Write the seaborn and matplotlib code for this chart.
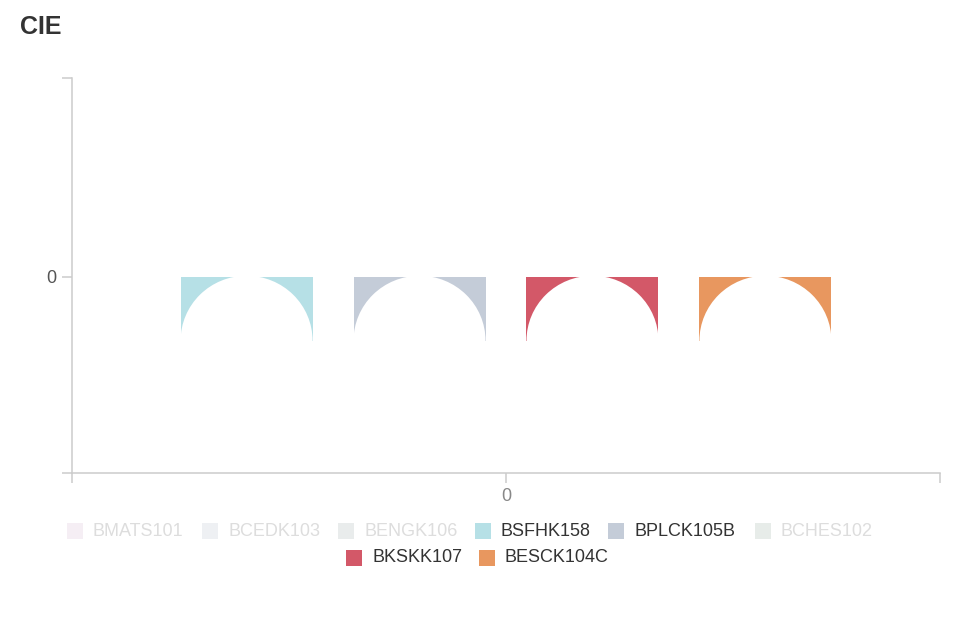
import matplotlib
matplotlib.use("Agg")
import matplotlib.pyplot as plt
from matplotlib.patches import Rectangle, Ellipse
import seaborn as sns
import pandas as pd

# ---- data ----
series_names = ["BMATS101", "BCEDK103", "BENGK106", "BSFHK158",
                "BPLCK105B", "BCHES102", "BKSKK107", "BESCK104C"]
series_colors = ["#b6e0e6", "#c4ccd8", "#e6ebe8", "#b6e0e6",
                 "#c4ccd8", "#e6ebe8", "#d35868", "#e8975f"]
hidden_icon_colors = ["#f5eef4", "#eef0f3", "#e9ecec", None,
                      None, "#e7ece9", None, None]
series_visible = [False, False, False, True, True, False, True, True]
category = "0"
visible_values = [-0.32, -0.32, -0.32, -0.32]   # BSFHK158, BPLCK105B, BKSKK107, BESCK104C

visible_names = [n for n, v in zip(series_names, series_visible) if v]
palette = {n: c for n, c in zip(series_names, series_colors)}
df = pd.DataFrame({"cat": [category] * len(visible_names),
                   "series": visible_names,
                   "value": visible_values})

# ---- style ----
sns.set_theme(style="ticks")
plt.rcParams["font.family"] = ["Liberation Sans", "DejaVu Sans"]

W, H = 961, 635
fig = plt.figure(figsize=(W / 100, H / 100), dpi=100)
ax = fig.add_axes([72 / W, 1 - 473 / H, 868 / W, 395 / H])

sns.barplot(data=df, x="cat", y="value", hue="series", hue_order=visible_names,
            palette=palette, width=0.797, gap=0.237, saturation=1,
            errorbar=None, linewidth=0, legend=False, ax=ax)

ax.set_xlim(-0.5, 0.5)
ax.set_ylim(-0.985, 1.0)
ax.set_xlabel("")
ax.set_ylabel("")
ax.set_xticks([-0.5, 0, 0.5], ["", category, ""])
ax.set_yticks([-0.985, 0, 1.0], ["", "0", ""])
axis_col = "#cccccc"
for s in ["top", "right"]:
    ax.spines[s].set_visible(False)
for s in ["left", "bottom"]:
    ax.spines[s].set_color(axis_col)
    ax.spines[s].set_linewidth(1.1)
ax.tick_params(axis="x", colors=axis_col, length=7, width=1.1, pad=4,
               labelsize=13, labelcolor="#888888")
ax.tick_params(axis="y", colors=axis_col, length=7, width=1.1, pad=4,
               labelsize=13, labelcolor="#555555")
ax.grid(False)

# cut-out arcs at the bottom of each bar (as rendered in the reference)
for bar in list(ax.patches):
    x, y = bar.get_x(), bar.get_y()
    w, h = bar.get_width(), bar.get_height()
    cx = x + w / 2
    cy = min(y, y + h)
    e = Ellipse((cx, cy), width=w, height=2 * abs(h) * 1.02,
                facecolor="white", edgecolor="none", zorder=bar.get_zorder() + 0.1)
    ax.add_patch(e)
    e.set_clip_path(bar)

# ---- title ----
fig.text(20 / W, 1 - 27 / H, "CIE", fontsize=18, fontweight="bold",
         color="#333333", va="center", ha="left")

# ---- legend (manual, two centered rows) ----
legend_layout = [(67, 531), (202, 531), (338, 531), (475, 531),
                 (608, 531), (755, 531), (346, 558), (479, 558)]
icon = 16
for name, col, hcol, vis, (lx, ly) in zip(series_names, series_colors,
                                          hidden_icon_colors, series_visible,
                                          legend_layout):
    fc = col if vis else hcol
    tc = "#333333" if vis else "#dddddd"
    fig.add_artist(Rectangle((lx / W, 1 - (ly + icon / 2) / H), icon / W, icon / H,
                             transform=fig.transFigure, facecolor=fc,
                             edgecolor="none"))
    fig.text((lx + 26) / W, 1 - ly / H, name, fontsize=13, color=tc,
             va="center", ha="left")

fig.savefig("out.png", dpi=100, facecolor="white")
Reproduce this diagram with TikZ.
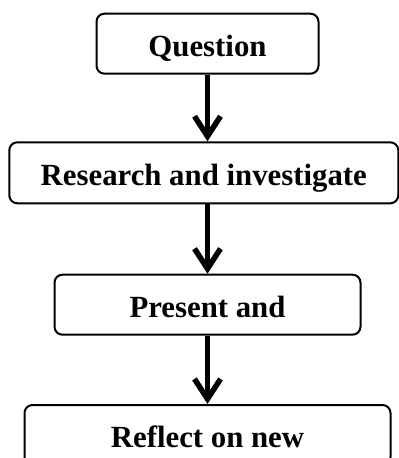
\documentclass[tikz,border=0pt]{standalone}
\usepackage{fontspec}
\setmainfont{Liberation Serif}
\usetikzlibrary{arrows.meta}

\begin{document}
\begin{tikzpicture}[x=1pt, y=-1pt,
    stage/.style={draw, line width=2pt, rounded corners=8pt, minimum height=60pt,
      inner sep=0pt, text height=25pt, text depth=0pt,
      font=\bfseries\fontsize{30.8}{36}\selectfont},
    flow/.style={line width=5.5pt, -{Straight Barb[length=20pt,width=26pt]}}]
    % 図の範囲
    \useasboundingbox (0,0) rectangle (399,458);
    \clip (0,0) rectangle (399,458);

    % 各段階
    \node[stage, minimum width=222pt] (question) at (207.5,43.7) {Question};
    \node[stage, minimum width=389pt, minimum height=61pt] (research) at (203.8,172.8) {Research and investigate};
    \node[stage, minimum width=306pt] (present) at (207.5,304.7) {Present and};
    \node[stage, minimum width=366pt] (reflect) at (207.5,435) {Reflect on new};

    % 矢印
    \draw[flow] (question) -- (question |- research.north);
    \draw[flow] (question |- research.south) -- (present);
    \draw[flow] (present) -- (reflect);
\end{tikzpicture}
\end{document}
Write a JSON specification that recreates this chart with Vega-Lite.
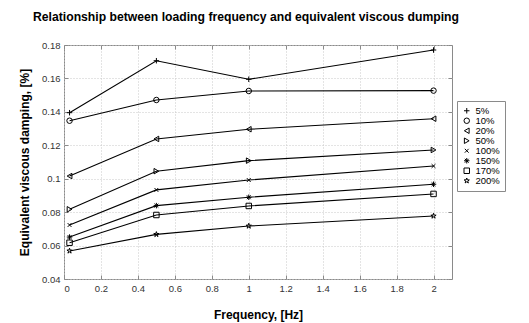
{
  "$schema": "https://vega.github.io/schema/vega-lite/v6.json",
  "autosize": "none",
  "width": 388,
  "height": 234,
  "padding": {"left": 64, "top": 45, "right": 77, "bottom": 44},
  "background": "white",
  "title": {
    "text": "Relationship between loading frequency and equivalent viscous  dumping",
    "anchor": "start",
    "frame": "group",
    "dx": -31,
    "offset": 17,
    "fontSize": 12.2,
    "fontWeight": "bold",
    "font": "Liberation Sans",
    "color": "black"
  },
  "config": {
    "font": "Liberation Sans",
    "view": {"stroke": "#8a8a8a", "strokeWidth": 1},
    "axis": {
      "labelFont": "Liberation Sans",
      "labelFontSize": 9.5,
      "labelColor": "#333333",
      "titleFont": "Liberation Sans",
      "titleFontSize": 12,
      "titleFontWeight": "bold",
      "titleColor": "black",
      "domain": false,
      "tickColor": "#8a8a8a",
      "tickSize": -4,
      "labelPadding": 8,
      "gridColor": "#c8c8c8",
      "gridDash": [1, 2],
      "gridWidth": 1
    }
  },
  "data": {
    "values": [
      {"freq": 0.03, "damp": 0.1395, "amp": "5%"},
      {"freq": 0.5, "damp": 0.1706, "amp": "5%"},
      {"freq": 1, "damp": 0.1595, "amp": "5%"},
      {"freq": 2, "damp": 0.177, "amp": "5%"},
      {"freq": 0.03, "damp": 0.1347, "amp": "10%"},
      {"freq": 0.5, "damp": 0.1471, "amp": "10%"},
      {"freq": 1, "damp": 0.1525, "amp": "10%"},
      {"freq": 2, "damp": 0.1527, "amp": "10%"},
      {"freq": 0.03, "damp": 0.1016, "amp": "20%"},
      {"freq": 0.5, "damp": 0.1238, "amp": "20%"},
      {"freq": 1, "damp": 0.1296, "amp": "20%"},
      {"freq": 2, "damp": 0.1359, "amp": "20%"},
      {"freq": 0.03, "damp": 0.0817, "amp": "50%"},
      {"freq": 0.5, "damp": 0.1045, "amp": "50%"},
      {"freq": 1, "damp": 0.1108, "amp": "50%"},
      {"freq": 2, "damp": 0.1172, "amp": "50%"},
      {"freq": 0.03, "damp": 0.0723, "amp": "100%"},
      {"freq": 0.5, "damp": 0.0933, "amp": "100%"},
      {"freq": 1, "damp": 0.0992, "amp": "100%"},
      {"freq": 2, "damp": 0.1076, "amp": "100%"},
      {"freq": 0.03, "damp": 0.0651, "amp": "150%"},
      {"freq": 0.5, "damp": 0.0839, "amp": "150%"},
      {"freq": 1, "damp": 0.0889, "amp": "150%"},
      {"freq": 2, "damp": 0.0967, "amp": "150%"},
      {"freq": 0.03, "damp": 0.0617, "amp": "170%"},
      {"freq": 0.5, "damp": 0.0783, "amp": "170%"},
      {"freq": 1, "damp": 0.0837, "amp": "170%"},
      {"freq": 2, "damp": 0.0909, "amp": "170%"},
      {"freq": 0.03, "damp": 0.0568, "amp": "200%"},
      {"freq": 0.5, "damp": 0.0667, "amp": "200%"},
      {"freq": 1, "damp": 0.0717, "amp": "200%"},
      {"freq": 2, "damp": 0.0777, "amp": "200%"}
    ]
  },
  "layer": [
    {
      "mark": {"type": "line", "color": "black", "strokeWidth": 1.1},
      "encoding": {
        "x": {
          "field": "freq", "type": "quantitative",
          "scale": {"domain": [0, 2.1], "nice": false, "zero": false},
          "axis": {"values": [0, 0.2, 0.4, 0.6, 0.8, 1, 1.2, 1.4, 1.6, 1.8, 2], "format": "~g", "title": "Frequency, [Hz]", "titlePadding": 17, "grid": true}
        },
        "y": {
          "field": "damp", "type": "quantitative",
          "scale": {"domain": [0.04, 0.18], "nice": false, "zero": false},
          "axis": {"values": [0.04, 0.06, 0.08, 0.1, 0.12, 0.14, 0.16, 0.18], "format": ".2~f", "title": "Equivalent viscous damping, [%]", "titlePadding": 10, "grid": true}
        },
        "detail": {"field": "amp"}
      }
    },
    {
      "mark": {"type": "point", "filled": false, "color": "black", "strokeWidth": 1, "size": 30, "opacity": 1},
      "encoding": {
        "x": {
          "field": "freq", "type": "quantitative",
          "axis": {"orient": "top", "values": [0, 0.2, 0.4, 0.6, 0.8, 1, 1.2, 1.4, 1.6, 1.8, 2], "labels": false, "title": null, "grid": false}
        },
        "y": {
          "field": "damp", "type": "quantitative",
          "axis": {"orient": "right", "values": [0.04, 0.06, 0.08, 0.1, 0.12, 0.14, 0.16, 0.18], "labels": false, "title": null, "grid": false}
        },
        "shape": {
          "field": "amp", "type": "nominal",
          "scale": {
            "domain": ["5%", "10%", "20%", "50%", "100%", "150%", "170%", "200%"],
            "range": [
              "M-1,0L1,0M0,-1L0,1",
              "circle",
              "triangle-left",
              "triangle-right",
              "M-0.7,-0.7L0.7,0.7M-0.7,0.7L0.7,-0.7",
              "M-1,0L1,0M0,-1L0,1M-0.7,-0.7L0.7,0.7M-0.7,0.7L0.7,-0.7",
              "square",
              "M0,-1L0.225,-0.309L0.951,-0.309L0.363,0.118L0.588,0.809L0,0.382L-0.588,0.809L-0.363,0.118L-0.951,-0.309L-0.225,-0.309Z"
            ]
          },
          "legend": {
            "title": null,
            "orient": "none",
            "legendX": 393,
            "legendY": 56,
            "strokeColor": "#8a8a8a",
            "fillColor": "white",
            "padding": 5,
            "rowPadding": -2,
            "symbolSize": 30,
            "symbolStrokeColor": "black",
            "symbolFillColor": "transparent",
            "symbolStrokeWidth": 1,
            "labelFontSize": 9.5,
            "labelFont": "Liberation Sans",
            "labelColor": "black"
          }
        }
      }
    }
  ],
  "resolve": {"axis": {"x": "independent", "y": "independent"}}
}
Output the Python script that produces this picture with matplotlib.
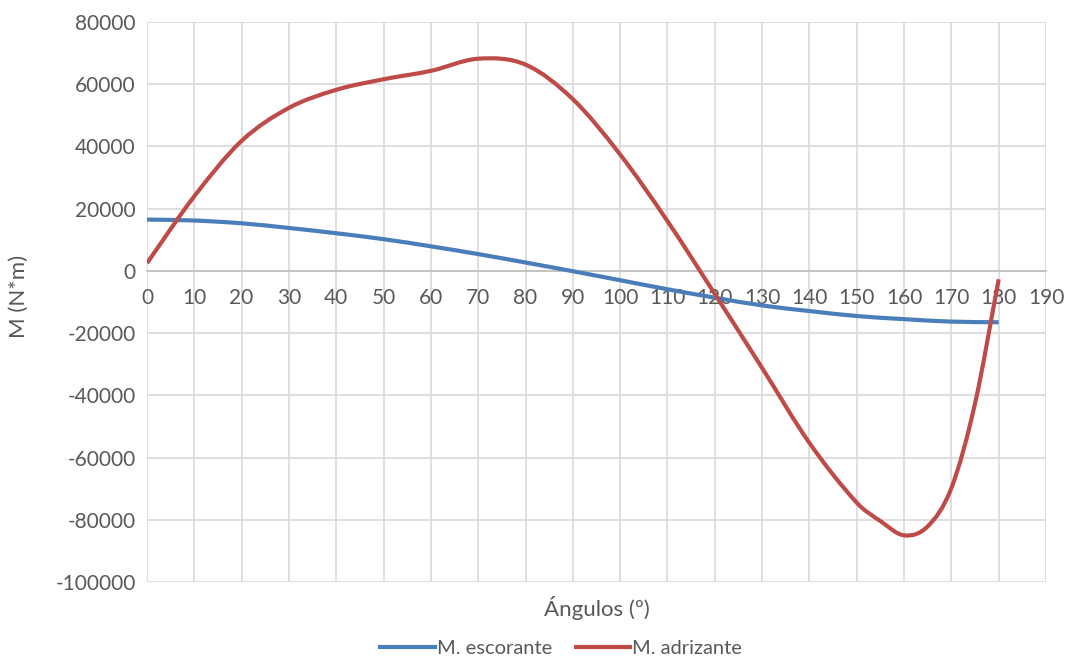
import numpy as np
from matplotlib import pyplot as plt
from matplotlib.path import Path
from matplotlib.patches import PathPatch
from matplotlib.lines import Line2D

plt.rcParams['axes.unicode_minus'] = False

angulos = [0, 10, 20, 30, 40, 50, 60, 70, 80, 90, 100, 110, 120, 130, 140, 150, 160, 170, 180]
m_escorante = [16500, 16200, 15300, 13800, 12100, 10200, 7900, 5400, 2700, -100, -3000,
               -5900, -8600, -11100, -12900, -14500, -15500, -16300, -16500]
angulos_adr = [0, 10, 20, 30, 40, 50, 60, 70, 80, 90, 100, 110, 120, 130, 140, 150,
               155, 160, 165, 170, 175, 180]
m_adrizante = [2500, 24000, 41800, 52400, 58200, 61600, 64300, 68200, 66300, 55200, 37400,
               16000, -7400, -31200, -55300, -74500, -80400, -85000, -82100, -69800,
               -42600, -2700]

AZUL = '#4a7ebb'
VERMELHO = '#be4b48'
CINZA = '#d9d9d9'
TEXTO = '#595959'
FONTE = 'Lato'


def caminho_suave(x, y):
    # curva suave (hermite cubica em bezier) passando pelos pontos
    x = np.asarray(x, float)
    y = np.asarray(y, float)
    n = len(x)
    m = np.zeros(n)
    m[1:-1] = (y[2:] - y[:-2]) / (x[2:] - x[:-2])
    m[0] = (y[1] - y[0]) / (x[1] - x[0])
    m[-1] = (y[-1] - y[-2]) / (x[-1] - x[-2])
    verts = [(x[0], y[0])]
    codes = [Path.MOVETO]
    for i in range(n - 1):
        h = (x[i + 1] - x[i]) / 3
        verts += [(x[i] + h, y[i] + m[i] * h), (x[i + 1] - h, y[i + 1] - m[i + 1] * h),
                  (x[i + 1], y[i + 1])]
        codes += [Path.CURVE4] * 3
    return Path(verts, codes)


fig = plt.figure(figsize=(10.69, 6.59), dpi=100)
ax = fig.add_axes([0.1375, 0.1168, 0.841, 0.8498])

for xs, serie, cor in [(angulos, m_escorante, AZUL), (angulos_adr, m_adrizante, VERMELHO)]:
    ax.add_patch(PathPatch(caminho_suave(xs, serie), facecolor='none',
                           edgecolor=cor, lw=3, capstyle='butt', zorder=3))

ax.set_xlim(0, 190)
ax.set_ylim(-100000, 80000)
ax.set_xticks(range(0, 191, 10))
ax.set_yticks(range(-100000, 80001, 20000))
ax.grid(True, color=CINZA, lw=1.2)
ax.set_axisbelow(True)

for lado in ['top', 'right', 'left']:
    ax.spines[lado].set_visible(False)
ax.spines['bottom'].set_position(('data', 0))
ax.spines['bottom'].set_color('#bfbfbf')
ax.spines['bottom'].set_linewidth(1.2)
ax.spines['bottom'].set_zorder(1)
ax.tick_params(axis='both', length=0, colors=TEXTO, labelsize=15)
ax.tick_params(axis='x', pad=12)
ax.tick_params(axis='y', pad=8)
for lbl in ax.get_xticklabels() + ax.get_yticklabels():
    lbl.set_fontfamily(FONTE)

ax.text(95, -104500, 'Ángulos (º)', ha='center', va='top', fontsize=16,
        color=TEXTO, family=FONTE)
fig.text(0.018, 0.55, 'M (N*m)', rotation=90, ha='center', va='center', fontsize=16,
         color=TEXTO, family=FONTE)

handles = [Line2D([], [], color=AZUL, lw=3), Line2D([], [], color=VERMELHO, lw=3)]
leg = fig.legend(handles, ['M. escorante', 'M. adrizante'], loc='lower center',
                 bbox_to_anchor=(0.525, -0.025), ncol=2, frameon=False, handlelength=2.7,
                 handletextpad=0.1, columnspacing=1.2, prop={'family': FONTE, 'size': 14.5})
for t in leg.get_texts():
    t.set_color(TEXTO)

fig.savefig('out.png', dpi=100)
· · · · ·
What is being asked – Pictures stay out: repeat exactly only the lines from the one with "Output the Python" through the one with "plt.rcParams['axes.unicode_minus'] = False".

Solved problem –
Output the Python script that produces this picture with matplotlib.
import numpy as np
from matplotlib import pyplot as plt
from matplotlib.path import Path
from matplotlib.patches import PathPatch
from matplotlib.lines import Line2D

plt.rcParams['axes.unicode_minus'] = False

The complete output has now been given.